Somewhere in America, a truck driver is calling in from a delivery site to report that the order was short. However much the dispatcher on the other end of the line argues that the freight was carefully loaded and then double and even triple checked, the driver doesn't back down. The order came up short. The receiving facility corroborates the claim. There's nothing more to say.
Of course it's possible the shipping crew forgot to load a few cases onto the truck. But there are more sinister possibilities as well: The driver may have sold the "missing" pieces for cash prior to arriving at the receiving location. Or the driver may have sold the product in question directly to someone at the receiving location for cash, then had the receiver corroborate the shortage.
Nobody wants to acknowledge the possibility, but your own in-house truckers could be robbing you. The problem is more widespread than you might think. Though only a relatively small percentage of truckers are dishonest, they're responsible for losses estimated at more than $10 billion a year.
And if they aren't stealing your goods, they could be "stealing" time. Time theft can inflate your overhead by thousands of dollars a month, and it's all too easy to commit. Drivers have the luxury of operating without direct visual supervision. And given the logistical variables of traffic, weather and mechanical problems, it's almost impossible to know if a driver is "padding his run."
Someone to watch over them
What can you do? Some companies have turned to technology, installing GPS (global positioning systems) on trucks in order to track their whereabouts. Though GPS can help expose time theft, it does have its limitations. If a driver's selling cargo off his truck during breaks, for example, the GPS can track him to the truck stop but it has no way of revealing what's really going on there. Likewise, if a trucker is conducting illegal transactions near delivery locations— or with dishonest receiving personnel at the delivery locations—GPS is of little use.
A better way to gain control is by arranging for periodic driver surveillance.

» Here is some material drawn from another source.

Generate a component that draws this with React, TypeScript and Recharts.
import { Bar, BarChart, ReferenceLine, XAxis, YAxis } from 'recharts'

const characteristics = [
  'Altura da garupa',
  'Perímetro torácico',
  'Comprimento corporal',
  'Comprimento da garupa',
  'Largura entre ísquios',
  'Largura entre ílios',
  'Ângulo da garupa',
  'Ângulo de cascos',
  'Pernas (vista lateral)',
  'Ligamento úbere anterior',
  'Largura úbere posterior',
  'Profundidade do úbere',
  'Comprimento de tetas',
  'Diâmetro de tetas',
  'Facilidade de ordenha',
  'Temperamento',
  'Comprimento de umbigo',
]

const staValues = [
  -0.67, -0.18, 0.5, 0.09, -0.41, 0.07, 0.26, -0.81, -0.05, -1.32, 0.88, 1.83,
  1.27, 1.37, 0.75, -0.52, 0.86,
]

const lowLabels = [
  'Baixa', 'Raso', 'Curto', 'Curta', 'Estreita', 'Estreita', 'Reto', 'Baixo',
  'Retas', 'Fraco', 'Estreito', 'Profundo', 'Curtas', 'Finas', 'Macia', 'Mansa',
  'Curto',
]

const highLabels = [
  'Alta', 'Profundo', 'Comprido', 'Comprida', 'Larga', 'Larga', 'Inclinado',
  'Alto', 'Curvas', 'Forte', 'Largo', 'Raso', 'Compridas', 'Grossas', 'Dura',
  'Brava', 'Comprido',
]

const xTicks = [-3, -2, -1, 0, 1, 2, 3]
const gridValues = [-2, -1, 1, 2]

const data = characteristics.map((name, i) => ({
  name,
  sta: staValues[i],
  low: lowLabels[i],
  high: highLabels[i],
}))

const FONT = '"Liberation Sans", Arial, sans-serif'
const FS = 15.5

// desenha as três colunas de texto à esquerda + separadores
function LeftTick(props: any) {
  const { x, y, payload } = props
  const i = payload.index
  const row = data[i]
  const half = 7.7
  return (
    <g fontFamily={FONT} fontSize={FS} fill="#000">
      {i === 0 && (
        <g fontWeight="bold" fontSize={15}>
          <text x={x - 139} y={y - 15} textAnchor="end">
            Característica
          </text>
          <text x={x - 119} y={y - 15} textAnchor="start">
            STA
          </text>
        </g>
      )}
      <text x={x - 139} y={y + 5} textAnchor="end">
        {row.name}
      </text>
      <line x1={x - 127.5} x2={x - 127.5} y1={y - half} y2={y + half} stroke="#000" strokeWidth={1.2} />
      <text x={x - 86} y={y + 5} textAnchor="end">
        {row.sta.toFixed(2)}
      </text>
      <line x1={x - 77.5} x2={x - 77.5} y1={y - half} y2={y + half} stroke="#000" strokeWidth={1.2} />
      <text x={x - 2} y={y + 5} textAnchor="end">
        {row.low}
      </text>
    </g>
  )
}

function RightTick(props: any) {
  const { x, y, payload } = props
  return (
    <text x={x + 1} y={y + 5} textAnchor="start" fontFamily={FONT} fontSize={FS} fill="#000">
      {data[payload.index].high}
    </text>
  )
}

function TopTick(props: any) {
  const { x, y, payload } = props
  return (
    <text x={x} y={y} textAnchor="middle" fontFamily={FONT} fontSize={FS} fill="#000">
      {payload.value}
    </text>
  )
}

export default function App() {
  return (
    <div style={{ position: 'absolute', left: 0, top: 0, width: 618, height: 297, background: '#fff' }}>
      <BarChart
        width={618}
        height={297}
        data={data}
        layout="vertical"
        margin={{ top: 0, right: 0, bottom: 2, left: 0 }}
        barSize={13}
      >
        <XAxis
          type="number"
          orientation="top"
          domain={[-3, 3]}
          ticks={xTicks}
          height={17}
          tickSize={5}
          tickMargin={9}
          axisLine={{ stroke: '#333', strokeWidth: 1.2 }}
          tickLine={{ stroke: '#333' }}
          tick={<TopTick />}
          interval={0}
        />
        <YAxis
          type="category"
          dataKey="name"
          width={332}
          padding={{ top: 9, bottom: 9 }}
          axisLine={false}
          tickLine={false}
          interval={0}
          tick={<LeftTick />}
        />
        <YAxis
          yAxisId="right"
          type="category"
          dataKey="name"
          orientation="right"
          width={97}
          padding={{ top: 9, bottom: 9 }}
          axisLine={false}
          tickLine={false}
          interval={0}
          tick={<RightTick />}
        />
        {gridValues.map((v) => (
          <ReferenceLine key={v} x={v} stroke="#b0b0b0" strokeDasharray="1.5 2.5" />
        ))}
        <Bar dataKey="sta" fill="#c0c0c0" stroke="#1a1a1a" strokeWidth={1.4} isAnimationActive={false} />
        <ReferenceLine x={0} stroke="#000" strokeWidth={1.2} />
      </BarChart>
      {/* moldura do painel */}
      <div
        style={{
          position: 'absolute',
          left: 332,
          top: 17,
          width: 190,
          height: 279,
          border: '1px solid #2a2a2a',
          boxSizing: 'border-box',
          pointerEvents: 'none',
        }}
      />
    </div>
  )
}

Covert surveillance will expose drivers who are selling product to locations not on their assigned routes, taking unauthorized breaks or using drugs or alcohol during the workday.
That smacks too much of Big Brother? Think about it. You wouldn't dream of firing your warehouse managers and allowing selectors and loaders to work unsupervised. But isn't that what essentially happens with drivers? Throughout the course of their workday, truckers cruise the highways with little or no direct supervision.

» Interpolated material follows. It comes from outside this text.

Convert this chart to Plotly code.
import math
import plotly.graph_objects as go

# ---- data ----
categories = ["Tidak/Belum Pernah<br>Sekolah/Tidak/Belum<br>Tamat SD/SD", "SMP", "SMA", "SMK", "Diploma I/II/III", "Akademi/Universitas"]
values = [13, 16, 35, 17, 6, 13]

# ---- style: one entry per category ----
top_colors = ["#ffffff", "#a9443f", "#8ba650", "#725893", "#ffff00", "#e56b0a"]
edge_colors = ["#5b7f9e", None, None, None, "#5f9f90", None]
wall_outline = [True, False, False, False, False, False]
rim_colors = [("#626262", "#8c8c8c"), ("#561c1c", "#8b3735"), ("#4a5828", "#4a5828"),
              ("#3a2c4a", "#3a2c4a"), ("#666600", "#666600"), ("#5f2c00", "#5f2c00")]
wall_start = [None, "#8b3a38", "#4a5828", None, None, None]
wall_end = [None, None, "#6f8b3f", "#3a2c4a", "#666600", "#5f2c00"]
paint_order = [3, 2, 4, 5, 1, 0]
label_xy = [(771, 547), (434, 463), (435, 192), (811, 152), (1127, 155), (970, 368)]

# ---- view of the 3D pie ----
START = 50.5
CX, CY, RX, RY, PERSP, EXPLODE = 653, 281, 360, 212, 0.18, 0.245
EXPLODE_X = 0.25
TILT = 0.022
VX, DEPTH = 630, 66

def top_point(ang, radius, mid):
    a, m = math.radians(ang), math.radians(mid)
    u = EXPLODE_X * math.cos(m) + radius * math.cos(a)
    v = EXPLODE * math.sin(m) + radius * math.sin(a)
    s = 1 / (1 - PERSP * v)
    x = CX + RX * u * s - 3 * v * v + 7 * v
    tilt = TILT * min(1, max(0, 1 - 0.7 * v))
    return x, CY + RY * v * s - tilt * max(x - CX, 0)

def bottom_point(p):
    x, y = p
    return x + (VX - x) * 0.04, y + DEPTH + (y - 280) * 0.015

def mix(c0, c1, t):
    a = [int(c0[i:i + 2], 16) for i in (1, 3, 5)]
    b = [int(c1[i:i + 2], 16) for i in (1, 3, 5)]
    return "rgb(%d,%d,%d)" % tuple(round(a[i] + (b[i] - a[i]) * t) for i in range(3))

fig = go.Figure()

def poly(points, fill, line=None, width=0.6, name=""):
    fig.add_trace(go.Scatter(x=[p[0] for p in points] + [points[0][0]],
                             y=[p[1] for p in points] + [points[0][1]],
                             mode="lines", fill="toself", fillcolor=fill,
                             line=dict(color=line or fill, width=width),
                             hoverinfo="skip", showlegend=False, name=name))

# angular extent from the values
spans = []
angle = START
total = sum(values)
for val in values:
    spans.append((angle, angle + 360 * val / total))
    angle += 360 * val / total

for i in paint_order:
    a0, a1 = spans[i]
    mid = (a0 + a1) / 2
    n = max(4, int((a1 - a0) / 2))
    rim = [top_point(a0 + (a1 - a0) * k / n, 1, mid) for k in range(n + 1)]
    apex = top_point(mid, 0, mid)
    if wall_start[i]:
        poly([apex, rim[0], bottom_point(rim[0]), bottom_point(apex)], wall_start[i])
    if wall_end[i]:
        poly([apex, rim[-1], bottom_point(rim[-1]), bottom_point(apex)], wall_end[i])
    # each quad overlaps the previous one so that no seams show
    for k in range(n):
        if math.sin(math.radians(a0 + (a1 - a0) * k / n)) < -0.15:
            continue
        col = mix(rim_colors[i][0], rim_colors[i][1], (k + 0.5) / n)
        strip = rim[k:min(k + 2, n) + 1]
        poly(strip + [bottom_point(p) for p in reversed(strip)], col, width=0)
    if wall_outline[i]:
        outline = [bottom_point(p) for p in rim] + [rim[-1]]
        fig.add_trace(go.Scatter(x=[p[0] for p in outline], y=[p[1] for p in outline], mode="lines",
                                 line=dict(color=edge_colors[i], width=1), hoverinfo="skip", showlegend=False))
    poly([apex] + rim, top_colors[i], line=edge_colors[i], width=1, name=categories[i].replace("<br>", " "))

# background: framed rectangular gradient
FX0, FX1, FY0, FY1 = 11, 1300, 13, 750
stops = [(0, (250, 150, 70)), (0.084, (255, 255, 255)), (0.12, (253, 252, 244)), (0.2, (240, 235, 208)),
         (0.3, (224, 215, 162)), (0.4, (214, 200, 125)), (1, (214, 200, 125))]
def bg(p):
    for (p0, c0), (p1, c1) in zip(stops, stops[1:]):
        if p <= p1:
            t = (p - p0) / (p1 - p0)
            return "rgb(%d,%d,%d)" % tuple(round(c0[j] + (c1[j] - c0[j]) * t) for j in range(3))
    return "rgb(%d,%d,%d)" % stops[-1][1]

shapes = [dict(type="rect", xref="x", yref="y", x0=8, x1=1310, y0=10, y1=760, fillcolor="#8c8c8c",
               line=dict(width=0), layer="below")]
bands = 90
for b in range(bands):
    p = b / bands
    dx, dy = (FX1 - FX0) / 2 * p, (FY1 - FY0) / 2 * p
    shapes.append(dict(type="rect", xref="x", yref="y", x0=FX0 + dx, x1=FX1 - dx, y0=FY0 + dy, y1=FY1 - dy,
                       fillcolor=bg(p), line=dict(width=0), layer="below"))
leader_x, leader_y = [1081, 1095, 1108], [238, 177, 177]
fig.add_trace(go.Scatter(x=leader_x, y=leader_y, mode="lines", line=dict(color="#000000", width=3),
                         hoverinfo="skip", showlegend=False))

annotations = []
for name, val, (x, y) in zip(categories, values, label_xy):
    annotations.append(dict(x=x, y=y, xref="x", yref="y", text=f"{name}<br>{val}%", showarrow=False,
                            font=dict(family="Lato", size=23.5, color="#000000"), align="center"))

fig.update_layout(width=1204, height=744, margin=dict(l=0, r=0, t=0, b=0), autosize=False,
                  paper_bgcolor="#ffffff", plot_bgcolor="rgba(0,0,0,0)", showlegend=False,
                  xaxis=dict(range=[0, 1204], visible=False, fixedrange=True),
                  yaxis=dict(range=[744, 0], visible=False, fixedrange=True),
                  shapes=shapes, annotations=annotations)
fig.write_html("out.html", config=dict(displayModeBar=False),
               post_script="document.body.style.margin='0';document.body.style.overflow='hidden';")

And temptation's never far away: Drivers routinely get propositioned at truck stops, or even at delivery locations, to sell that flat-panel TV or digital camera for cash. This can prove too much to resist—especially for drivers bedeviled by financial pressures or drug problems. How long can you really expect them to resist a blatant opportunity that carries little risk of being caught?

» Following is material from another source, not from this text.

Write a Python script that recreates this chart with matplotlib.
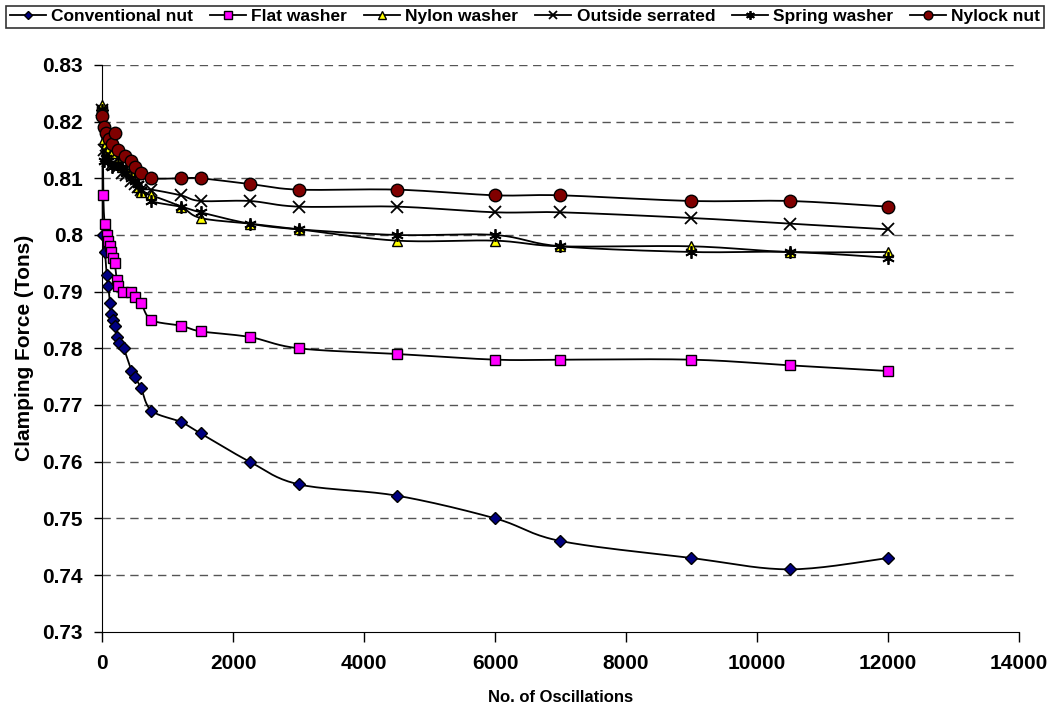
import numpy as np
import matplotlib
matplotlib.use('Agg')
from matplotlib import pyplot as plt
from matplotlib.lines import Line2D

plt.rcParams['font.family'] = ['Liberation Sans', 'DejaVu Sans']
plt.rcParams['font.weight'] = 'bold'

# data
x_conv = [0, 5, 40, 65, 90, 115, 135, 160, 190, 220, 250, 325, 445, 495, 590, 750,
          1200, 1500, 2250, 3000, 4500, 6000, 7000, 9000, 10500, 12000]
y_conv = [0.822, 0.800, 0.797, 0.793, 0.791, 0.788, 0.786, 0.785, 0.784, 0.782, 0.781,
          0.780, 0.776, 0.775, 0.773, 0.769, 0.767, 0.765, 0.760, 0.756, 0.754, 0.750,
          0.746, 0.743, 0.741, 0.743]

x_flat = [0, 15, 35, 65, 90, 110, 135, 160, 190, 220, 245, 320, 440, 495, 590, 750,
          1200, 1500, 2250, 3000, 4500, 6000, 7000, 9000, 10500, 12000]
y_flat = [0.822, 0.807, 0.802, 0.800, 0.799, 0.798, 0.797, 0.796, 0.795, 0.792, 0.791,
          0.790, 0.790, 0.789, 0.788, 0.785, 0.784, 0.783, 0.782, 0.780, 0.779, 0.778,
          0.778, 0.778, 0.777, 0.776]

x_top = [0, 25, 50, 80, 150, 240, 305, 355, 435, 495, 545, 595, 750,
         1200, 1500, 2250, 3000, 4500, 6000, 7000, 9000, 10500, 12000]
y_nylon = [0.823, 0.817, 0.816, 0.815, 0.8145, 0.813, 0.812, 0.8115, 0.811, 0.810, 0.8085,
           0.8075, 0.807, 0.805, 0.803, 0.802, 0.801, 0.799, 0.799, 0.798, 0.798, 0.797, 0.797]
y_serr = [0.822, 0.815, 0.814, 0.813, 0.8125, 0.812, 0.811, 0.8105, 0.8095, 0.809, 0.8085,
          0.808, 0.808, 0.807, 0.806, 0.806, 0.805, 0.805, 0.804, 0.804, 0.803, 0.802, 0.801]
y_spring = [0.822, 0.813, 0.8135, 0.813, 0.812, 0.8125, 0.812, 0.811, 0.810, 0.8095, 0.809,
            0.808, 0.806, 0.805, 0.804, 0.802, 0.801, 0.800, 0.800, 0.798, 0.797, 0.797, 0.796]

x_nylock = [0, 20, 60, 100, 150, 195, 240, 340, 440, 495, 595, 750,
            1200, 1500, 2250, 3000, 4500, 6000, 7000, 9000, 10500, 12000]
y_nylock = [0.821, 0.819, 0.818, 0.817, 0.816, 0.818, 0.815, 0.814, 0.813, 0.812, 0.811,
            0.810, 0.810, 0.810, 0.809, 0.808, 0.808, 0.807, 0.807, 0.806, 0.806, 0.805]

series = [
    ('Conventional nut', x_conv, y_conv, dict(marker='D', mfc='#000080', ms=6)),
    ('Flat washer', x_flat, y_flat, dict(marker='s', mfc='#FF00FF', ms=7.5)),
    ('Nylon washer', x_top, y_nylon, dict(marker='^', mfc='#FFFF00', ms=7.5)),
    ('Outside serrated', x_top, y_serr, dict(marker='x', mfc='none', ms=9, mew=1.3)),
    ('Spring washer', x_top, y_spring, dict(marker=(6, 2, 0), mfc='none', ms=9, mew=1.3)),
    ('Nylock nut', x_nylock, y_nylock, dict(marker='o', mfc='#800000', ms=9)),
]


def smooth(ax, xs, ys, n=20):
    # excel-like smoothed line, bezier through points in screen space
    pts = ax.transData.transform(np.column_stack([xs, ys]))
    out = [pts[0]]
    for i in range(len(pts) - 1):
        p0 = pts[i - 1] if i > 0 else pts[i]
        p1 = pts[i]
        p2 = pts[i + 1]
        p3 = pts[i + 2] if i + 2 < len(pts) else pts[i + 1]
        c1 = p1 + (p2 - p0) / 6.0
        c2 = p2 - (p3 - p1) / 6.0
        t = np.linspace(0, 1, n)[1:, None]
        seg = ((1 - t) ** 3) * p1 + 3 * ((1 - t) ** 2) * t * c1 + 3 * (1 - t) * t ** 2 * c2 + t ** 3 * p2
        out.extend(seg)
    out = np.array(out)
    return ax.transData.inverted().transform(out)


fig = plt.figure(figsize=(10.5, 7.1), dpi=100)
ax = fig.add_axes([0.0975, 0.1103, 0.8726, 0.7982])
ax.set_xlim(0, 14000)
ax.set_ylim(0.73, 0.83)
ax.set_xticks(np.arange(0, 14001, 2000))
ax.set_yticks(np.arange(0.73, 0.8301, 0.01))
ax.set_yticklabels(['0.73', '0.74', '0.75', '0.76', '0.77', '0.78', '0.79', '0.8', '0.81', '0.82', '0.83'])
for v in np.arange(0.74, 0.8301, 0.01):
    ax.axhline(v, color='#555555', lw=1, ls=(0, (6, 4)), zorder=0)
for s in ['top', 'right']:
    ax.spines[s].set_visible(False)
ax.tick_params(axis='both', labelsize=15, width=1, direction='out')
ax.tick_params(axis='x', length=7, pad=9)
ax.tick_params(axis='y', length=6, pad=8)
ax.set_xlabel('No. of Oscillations', fontsize=12, fontweight='bold', labelpad=12)
ax.set_ylabel('Clamping Force (Tons)', fontsize=15, fontweight='bold', labelpad=6)

handles = []
for name, xs, ys, st in series:
    sm = smooth(ax, xs, ys)
    ax.plot(sm[:, 0], sm[:, 1], color='black', lw=1.3, zorder=2, clip_on=False)
    ax.plot(xs, ys, ls='none', color='black', mec='black', zorder=3, clip_on=False, **st)
    hst = dict(st)
    hst['ms'] = st['ms'] * 0.7
    handles.append(Line2D([0], [0], color='black', lw=1.3, mec='black', label=name, **hst))

leg = fig.legend(handles=handles, loc='upper center', bbox_to_anchor=(0.5, 0.997), ncol=6,
                 frameon=True, fancybox=False, edgecolor='black', fontsize=12.5,
                 handlelength=2.1, handletextpad=0.3, columnspacing=0.95,
                 borderpad=0.2, borderaxespad=0.2)
leg.get_frame().set_linewidth(1.2)
for t in leg.get_texts():
    t.set_fontweight('bold')

fig.savefig('out.png', dpi=100)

With surveillance, however, you can tip the odds in your favor. Surveillance increases the chances they'll be caught and helps ensure they won't get away with it. In cases where you want to discipline or terminate a trucker, you must have irrefutable facts, not circumstantial evidence. In a formal hearing, what could be more convincing than presenting photographic or video evidence that clearly shows a driver delivering 10 cases of product to a location he had no legitimate reason to visit? Chances are, when confronted with video or film evidence, guilty drivers will confess and let their terminations go uncontested.